Today we sang Mary’s words – traditionally called ‘The Magnificat’ – in response to the angel Gabriel’s pronouncement to Mary that she will bear the Christ child. “My Soul Proclaims the Greatness of the Lord!” Mary sings. And so do we.

In that song[1], we find these verses describing a God who turns the social order upside down:

God has brought down the powerful from their thrones, and lifted up the lowly; God has filled the hungry with good things, and sent the rich away empty.[2]

This is what Jesus Christ is all about. The Advent of the Lord means things are turned and the rug is pulled from underneath all our expectations. 

One of my favourite hymns using the same tune as the one we just sang is called the “Canticle of the Turning”. It describes a God who keeps the world turning. The fourth verse goes:

Though the nations rage from age to age, we remember who holds us fast: God’s mercy must deliver us from the conqueror’s crushing grasp. This saving word that our forebears heard is the promise which holds us bound, till the spear and rod can be crushed by God, who is turning the world around. My heart shall sing of the day you bring. Let the fires of your justice burn. Wipe away all tears, for the dawn draws near, and the world is about to turn.[3]

The turning is not only turning things upside down. There is also a turning of direction. Often in the bible we hear the prophets, poets and preachers call people of faith to turn away from what is not good and turn toward God.[4]Turn. 

The act of turning speaks of movement that changes our direction. We turn, like paddling with or against a headwind, like following the centre line whilst driving around a bend in the road. Like leaning away or towards something or someone. Turning requires attention, intention and concentration. It is not going with the flow or giving up. It is hard work.

Significantly, then, when you turn, it is not sudden nor momentary. Not always but most often the turning is not pivoting in one spot. It covers some distance. And takes some time.

And, perhaps most importantly, the kind of turning that will have lasting effect, spiritually speaking, always happens in the dark and emerges from the dark. That’s why I like the words of that hymn. The Canticle or Song we sing at this time of year – in Canada around the winter solstice when darkness dominates each day and so much in our world is in crisis. Yet, it is during this dark time when we celebrate the light that is coming into the world, the light of the Christ that shines in the darkness. 

Perhaps the only thing we are now anxious to turn is the calendar. We are seeing a light at the end of a long, narrow and dark tunnel. The COVID-19 vaccine is slowly but surely trickling into the country starting a long immunization campaign that will last most of the coming year. The COVID-19 era is not over. It won’t be for a long time still.

The ship is turning, slowly. We might not immediately experience or feel the difference at the start of a new and promising year. But the turning is nevertheless happening. And we need to embrace, learn to live and work with it.

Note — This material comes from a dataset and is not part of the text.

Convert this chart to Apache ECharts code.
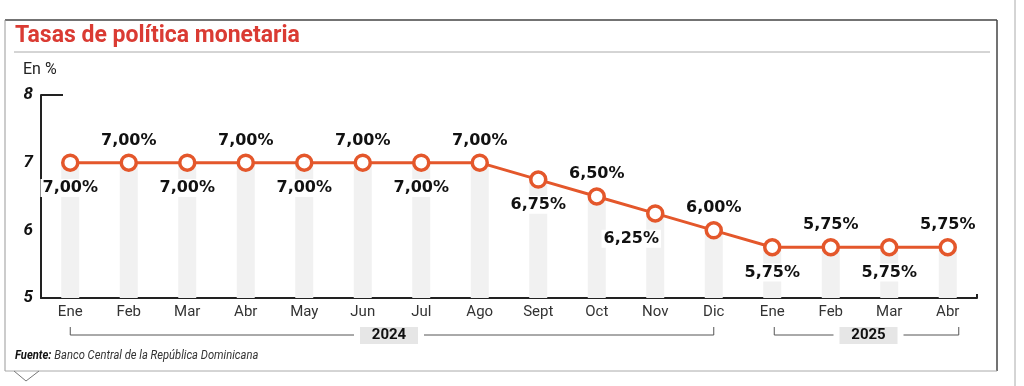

In the darkness of the times, we are like in the womb. And like gestation, the dawn cannot be forced. New life cannot be prescribed. In the womb, like Jonah in the belly of the whale, we can only support and watch for whatever happens, however small and however incomplete it may first appear.

Socially, we may be self-conscious of singing out loud in the physical presence of others. In a packed room we may feel uncomfortable with silence. Self-consciousness is the blight of the spiritual path. Learning a new spiritual skill is difficult when we are self-conscious. So, perhaps there is an opportunity here during a socially-restricted Christmas.

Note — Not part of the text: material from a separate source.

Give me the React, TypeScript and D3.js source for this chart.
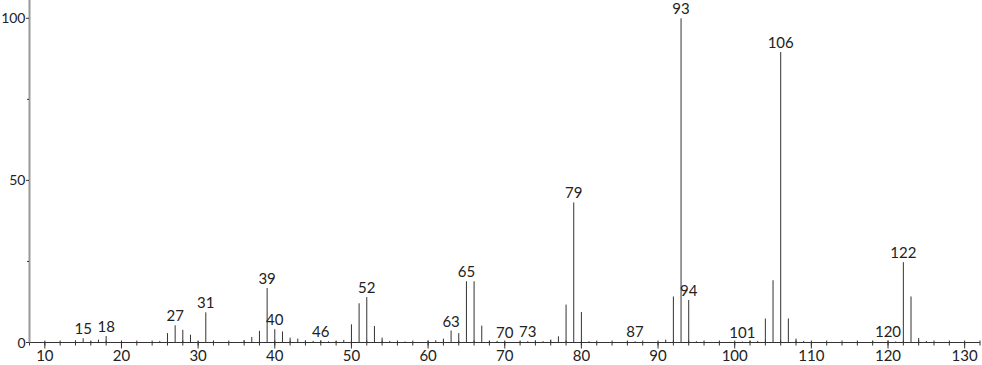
import React from "react";
import * as d3 from "d3";

const W = 982;
const H = 365;

// m/z values and relative intensities (%)
const mzValues = [
  14, 15, 16, 17, 18, 25, 26, 27, 28, 29, 30, 31, 32, 36, 37, 38, 39, 40, 41, 42, 43, 44, 45, 46, 47, 48, 49,
  50, 51, 52, 53, 54, 55, 56, 57, 60, 61, 62, 63, 64, 65, 66, 67, 68, 69, 70, 72, 73, 74, 75, 76, 77, 78, 79,
  80, 81, 86, 87, 91, 92, 93, 94, 95, 96, 101, 102, 103, 104, 105, 106, 107, 108, 109, 118, 120, 121, 122,
  123, 124, 125,
];
const intensities = [
  0.6, 1.3, 0.3, 0.9, 2.0, 0.5, 2.9, 5.3, 3.9, 2.4, 0.4, 9.3, 0.5, 0.7, 1.7, 3.6, 16.8, 4.1, 3.4, 1.5, 1.2, 0.6,
  0.5, 0.6, 0.4, 0.4, 0.8, 5.6, 12.1, 14.0, 5.1, 1.5, 0.5, 0.2, 0.3, 0.6, 0.7, 1.2, 3.7, 2.9, 18.9, 18.9, 5.2, 0.5,
  0.5, 0.3, 0.3, 0.4, 0.6, 0.4, 0.9, 1.9, 11.7, 43.2, 9.4, 0.4, 0.3, 0.4, 0.9, 14.2, 100, 13.1, 0.4, 0.2, 0.3,
  0.5, 0.5, 7.4, 19.2, 89.6, 7.4, 1.2, 0.5, 0.5, 0.6, 0.3, 24.8, 14.2, 1.4, 0.5,
];
const labeledMz = [15, 18, 27, 31, 39, 40, 46, 52, 63, 65, 70, 73, 79, 87, 93, 94, 101, 106, 120, 122];

const xTickLabels = [10, 20, 30, 40, 50, 60, 70, 80, 90, 100, 110, 120, 130];
const xMinorTicks = d3.range(8, 133, 2);
const yTickLabels = [0, 50, 100];
const yMinorTicks = [25, 75];

const FONT = "Lato, 'DejaVu Sans', sans-serif";
const FS = 15;
const FS_Y = 14;

export default function App() {
  const x = d3.scaleLinear().domain([8, 132]).range([29.5, 980]);
  const y = d3.scaleLinear().domain([0, 100]).range([342.5, 18.3]);
  const y0 = y(0);

  const peaks = mzValues.map((m, i) => ({ m, v: intensities[i] }));
  const peakOf = (m: number) => peaks.find((p) => p.m === m);

  return (
    <svg
      width={W}
      height={H}
      style={{ position: "absolute", left: 0, top: 0, background: "#fff" }}
    >
      {/* peaks */}
      {peaks.map((p) => (
        <line
          key={p.m}
          x1={x(p.m)}
          x2={x(p.m)}
          y1={y0}
          y2={y(p.v)}
          stroke="#333"
          strokeWidth={1}
        />
      ))}
      {/* x axis */}
      <line x1={29} x2={980} y1={y0} y2={y0} stroke="#333" strokeWidth={1} />
      {xMinorTicks.map((t) => (
        <line key={"mn" + t} x1={x(t)} x2={x(t)} y1={y0 - 2} y2={y0 + 3} stroke="#333" strokeWidth={1} />
      ))}
      {xTickLabels.map((t) => (
        <g key={"mj" + t}>
          <line x1={x(t)} x2={x(t)} y1={y0} y2={y0 + 6} stroke="#333" strokeWidth={1} />
          <text x={x(t)} y={361} textAnchor="middle" fontFamily={FONT} fontSize={FS} fill="#222">
            {t}
          </text>
        </g>
      ))}
      {/* y axis */}
      <line x1={29.5} x2={29.5} y1={0} y2={y0} stroke="#999" strokeWidth={2} />
      {yTickLabels.map((t) => (
        <g key={"yt" + t}>
          <line x1={26} x2={29} y1={y(t)} y2={y(t)} stroke="#333" strokeWidth={1} />
          <text x={25.5} y={y(t)} dy="0.36em" textAnchor="end" fontFamily={FONT} fontSize={FS_Y} fill="#222">
            {t}
          </text>
        </g>
      ))}
      {yMinorTicks.map((t) => (
        <line key={"ym" + t} x1={27} x2={29} y1={y(t)} y2={y(t)} stroke="#333" strokeWidth={1} />
      ))}
      {/* peak labels */}
      {labeledMz.map((m) => {
        const p = peakOf(m);
        const v = p ? p.v : 0;
        return (
          <text
            key={"lb" + m}
            x={x(m)}
            y={y(v) - 4}
            textAnchor="middle"
            fontFamily={FONT}
            fontSize={FS}
            fill="#222"
          >
            {m}
          </text>
        );
      })}
    </svg>
  );
}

Perhaps you have this time now to exercise important yet simple spiritual skills this season. Spiritual muscles that have not often – or ever – been exercised. So at home alone, sing out loud. At home alone, sit in silence and stillness to pray. Exercise your innate spiritual capacity to be aware of God’s presence all around you. This is crucial, gestation time for God’s Spirit to energize you as we move and turn into a new season.

Each time we sing or pray in silence our hearts proclaim a steadfastness, a faithfulness, not only of our commitment to the long journey forward but of God’s. Because each time we pray we confess the God who is turning the world around. So, may our hearts sing … for the dawn draws near, and the world is about to turn.


[1]Luke 1:46-55

[2]Luke 1:52-53

[3]“Canticle of the Turning” #723 in Evangelical Lutheran Worship (Augsburg Fortress, 2006) OneLicense #A-732801.